Jude: Why do people choose wrong lanes then fidget their way out when the lights turn green. Imagine you are coming from Garden City side and you are heading towards Namuwongo, sixth or Seventh Street but you are in the lane that is meant for those going to the city centre past Kitgum house. So when the lights release these motorists and you are ahead of them, they start hooting at you. Here you are, (in the lane of those hooting) waiting for the lights for the lane on your left.
Mustafa: The punishment for being in the wrong lane means you follow what the lights say, in such a case, not to delay or annoy the motorists behind you, you go on and turn to the Kitgum House side although your destination is towards Namuwongo.

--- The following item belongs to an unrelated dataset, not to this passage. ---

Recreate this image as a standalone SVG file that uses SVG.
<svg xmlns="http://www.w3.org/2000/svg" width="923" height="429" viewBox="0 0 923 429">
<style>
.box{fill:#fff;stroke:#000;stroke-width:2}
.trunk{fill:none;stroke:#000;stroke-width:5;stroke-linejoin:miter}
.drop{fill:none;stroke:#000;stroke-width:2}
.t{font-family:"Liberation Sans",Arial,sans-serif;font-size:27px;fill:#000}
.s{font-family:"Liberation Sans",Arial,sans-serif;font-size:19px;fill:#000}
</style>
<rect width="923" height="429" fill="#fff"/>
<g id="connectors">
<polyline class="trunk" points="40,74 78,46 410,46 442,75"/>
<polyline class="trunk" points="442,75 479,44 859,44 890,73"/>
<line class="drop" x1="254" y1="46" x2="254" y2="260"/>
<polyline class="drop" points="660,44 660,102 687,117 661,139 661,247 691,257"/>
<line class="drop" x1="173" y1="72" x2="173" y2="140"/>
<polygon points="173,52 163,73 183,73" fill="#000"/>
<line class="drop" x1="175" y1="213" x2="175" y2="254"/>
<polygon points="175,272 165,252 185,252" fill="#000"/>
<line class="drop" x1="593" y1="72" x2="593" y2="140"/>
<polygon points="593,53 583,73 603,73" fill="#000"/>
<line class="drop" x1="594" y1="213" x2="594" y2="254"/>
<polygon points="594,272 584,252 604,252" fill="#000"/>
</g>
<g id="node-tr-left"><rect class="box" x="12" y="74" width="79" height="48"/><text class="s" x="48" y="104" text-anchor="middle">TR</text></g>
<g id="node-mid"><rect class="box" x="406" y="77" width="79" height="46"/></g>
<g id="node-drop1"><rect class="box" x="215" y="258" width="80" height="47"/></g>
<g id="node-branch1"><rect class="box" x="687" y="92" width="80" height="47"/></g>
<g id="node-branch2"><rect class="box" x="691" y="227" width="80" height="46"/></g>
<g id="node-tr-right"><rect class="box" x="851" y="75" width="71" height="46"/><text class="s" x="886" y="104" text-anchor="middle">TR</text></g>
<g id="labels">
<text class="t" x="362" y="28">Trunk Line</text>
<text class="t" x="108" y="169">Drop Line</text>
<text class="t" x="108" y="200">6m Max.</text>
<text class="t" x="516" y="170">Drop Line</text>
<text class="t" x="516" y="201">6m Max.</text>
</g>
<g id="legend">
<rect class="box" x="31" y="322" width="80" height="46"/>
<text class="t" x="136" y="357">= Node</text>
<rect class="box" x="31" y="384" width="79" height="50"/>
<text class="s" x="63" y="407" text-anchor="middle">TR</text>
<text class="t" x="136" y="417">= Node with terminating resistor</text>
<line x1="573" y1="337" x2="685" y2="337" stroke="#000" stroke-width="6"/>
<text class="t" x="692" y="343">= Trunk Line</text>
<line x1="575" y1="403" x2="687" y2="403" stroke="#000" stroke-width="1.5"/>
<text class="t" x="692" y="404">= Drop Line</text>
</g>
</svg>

Paul: The other issue I see here is that it is important to choose your lane quickly. Sometimes, when you do not do that, you can get boxed onto the edge.
Jude: I often see people switch lanes and this is annoying, because at times they can scratch your bumper and scrape off some paint or “soil it” with a different shade of paint.
Paul: Choosing early and sticking to your side helps, sometimes when you do not someone can box you into a situation whereby you are close to the lane going towards Jinja Road on the extreme left.
Jude: There are times when you are in the right lane but someone is impatiently hooting.
Mustafa:Yeah, this happens a lot especially with taxi drivers. They use specific routes quite often so they know that perhaps in the next five or so seconds, the lights will turn green, so he starts hooting at you impatiently. He starts moving even before the lights turn green, so he goes on a hooting spree. That aside, the bigger issue for me is do our lights work? In the morning when there is a rush hour, the traffic officers take over.
Jude:That is my biggest worry. Sometimes they help, but at times they worsen the situation.
Paul:I think whenever they intervene they cause more delays because the lights are programmed to release vehicles at certain intervals.
Jude:The lights are timed, unlike the officers.
Paul:They are timed to avoid a buildup of traffic. But when the officers intervene, they do it manually and actually increase on the buildup because the officers depend on their judgment which is sometimes wrong.
Mustafa: It happens because of the way the traffic is set up. You find that at some stage of the day, there is a lot of traffic coming from a particular section say from Nakawa side towards the city centre. The officers feel that you guys coming from Garden City are fewer so you can do with a little waiting. In such scenarios, the timed lights are useless. It usually happens from 5pm onwards on Entebbe road towards Clock Tower.
In other countries, the person in the control room turns the lights red and green depending on the way he sees the traffic flow. But what we have here, when there is a heavy build up, the motorists coming from Industrial Area towards Mukwano heading to Entebbe Road end up in a lock-up, while those going towards Garden City and others coming from there all end up in a lock-up.
Paul: Actually what happens in the UK is that they programed lights to study the volume of traffic and then change the colours from green to red or amber appropriately.
Mustafa: We need that here.
Jude: I was actually impressed with the lights in South Africa. When they sense (or is it someone in the control room), that there is less traffic and yet they had turned red, they turn green within seconds and release you. Back home, the Entebbe road situation has forced some of us to intentionally avoid that route. I talked to a senior traffic officer and he told me that the reason they “delay” motorists coming from Nakivubo side (Ben Kiwanuka Street) /Shoprite especially in the evenings is because motorists leaving the city or those coming from Entebbe side and joining the city are usually for lack of a better phrase “more important” motorists such as ministers or even the President.